Discussions about licensing the upcoming version of Apple Computer's (AAPL) Mac OS are reaching an important stage, as clone vendors run the risk of having to delay the introduction of new systems until after the biggest selling season of the year.
"The risk of a week gone by gets bigger every day," said Dennis Schneider, vice president and general manager of Motorola Computer Group's, commercial products division.
Delays in licensing the OS could result in Motorola having to delay introduction of products with new 603 and 604 PowerPC chips as well as next-generation G3-family processors, Schneider added. "We have manufacturing capacity and parts suppliers committed to products," he said.
Umax is anxious as well, but sounds a bit more hopeful than Motorola. "It's to our advantage to resolve the issue as soon as possible just to remove questions from users' minds. I'm very optimistic we can do that. Talks are continuing and they are progressing," said Phil Pompa, vice president of marketing for Umax Computer.
Mac OS 8, code-named Tempo, is supposed to be compliant with the PowerPC Reference Platform (PPCP) specification. The new OS along with PPCP-compliant hardware are key technologies that will allow the Mac clone vendors to enhance system performance and introduce new products more rapidly. Schneider says Motorola's PPCP systems could be ready as soon as August if the licensing issue is resolved soon.
"The No. 1 thing that CHRP [Common Hardware Reference Platform, another name for the PPCP spec[ offers Mac-compatible [vendors] is the ability to develop platforms independent of Apple," said Jim Gable, vice president of software marketing at Apple, in an interview last Friday. With Mac OS 7.x software, clone vendors were licensing the hardware and software for their systems, he added. "That ties licensees to Apple projects and vice versa. It's an unrealistic position to sustain for some time."

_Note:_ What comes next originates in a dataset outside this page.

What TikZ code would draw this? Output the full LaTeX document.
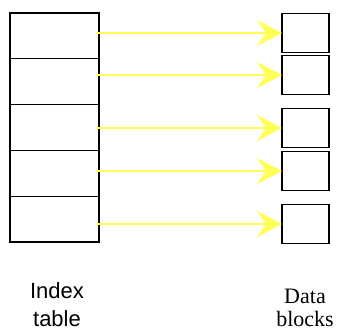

Current Mac OS 7.x licensees also license hardware designs and in some cases buy motherboards (the guts of a computer system) from Apple. Any changes in hardware design requires changes in the Mac OS to account for the presence of different chips on the main system board. Apple then has to certify that these systems work properly by running computers through an elaborate series of tests. The process of design and certification adds to the cost of systems and takes extra time.
But while Apple openly acknowledges that the PPCP systems are necessary, they are a major problem because Apple may not be able to keep up with high-tech's fast pace. Apple is worried about the loss of hardware sales, and as a result, the company is trying to make extra money on licensing fees.
"Apple's management team is still working hard on a strategy as far as licensing," Schneider said. And while the two parties are negotiating in good faith and are trying to promote a win-win scenario, "we're in active negotiations but still pretty far apart," he reports.
Umax's Pompa said of the negotiations that the goal is to find the appropriate business model and build a viable business plan. "We also understand we need to have that model work for Apple, with the net result [being] a growth in market share. Apple must also grow market share for us to be successful.
"We need to put together a royalty structure that is competitive with what it takes to put together other systems in the PC marketplace, and...[a] structure that can accommodate changes over time," he added.
Product planning for systems that would use Rhapsody, the next-generation Mac OS, is under way, so part of the negotiations also revolve around Rhapsody. Those talks are more complicated, however, because Apple is licensing client and server versions of the OS for both PowerPC and Intel platforms.
Apple could not be reached for comment on the status of licensing talks.